* Task
Pick out every line with the word "chart" and copy it.

════════════════

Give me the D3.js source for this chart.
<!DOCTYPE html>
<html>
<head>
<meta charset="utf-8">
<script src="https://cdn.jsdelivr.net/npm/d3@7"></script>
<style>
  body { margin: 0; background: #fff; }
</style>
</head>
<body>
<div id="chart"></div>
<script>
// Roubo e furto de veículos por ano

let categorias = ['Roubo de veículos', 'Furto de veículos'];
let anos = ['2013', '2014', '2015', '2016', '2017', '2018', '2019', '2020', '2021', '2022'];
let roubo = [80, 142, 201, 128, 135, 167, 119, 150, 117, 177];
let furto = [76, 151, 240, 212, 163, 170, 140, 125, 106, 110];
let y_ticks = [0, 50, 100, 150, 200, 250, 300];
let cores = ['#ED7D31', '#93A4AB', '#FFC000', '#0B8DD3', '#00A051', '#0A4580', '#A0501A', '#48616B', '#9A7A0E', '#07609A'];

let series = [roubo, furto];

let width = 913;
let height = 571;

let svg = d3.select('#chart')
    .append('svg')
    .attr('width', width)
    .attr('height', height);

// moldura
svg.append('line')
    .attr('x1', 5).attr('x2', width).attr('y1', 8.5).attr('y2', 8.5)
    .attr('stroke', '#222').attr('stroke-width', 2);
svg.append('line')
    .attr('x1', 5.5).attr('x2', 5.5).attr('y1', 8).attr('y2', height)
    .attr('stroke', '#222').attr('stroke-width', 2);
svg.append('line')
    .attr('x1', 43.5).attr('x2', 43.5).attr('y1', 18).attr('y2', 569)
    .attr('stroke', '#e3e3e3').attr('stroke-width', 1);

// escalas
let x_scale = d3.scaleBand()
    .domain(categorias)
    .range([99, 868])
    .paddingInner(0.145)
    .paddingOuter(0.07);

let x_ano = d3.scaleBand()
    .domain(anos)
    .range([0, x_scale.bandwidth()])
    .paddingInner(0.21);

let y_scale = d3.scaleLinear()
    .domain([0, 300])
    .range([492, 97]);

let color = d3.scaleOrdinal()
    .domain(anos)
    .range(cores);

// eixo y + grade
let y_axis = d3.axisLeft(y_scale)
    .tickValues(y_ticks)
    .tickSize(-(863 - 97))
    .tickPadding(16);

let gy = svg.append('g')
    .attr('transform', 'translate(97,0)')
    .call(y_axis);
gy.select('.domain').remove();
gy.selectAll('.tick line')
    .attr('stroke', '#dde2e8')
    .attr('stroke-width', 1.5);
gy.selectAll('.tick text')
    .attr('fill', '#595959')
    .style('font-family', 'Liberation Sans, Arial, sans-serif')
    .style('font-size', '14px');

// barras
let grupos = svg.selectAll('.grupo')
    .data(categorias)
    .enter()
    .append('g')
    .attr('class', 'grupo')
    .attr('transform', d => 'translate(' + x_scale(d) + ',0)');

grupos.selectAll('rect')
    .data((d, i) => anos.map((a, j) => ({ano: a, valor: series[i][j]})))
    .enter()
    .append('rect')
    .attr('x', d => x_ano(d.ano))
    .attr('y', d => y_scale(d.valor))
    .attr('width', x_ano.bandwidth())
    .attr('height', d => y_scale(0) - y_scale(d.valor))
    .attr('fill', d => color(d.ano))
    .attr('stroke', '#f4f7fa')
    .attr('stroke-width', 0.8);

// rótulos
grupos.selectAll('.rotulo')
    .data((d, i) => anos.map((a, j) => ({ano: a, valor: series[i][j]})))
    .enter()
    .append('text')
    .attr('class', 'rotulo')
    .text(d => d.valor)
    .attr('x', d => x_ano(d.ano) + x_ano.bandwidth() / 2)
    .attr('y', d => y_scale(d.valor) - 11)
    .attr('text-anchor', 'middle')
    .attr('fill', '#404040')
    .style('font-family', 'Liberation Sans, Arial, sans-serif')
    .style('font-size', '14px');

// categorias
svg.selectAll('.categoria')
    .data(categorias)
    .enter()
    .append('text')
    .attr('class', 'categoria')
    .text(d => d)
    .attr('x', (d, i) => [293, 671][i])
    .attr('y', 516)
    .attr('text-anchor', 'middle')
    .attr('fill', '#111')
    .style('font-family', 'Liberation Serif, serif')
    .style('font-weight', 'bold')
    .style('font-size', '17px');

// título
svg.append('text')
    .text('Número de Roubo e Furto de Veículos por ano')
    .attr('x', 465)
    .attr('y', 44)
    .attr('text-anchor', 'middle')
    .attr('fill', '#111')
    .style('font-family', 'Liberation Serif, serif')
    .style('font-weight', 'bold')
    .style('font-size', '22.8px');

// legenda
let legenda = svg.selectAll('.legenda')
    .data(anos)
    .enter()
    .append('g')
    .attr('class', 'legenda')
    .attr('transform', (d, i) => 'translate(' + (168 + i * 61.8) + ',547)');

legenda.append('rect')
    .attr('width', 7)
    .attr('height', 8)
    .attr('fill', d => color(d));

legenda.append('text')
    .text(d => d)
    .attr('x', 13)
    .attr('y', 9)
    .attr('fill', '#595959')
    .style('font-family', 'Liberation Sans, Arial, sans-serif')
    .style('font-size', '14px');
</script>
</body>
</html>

════════════════

* Exercise output
Give me the D3.js source for this chart.
<div id="chart"></div>
let svg = d3.select('#chart')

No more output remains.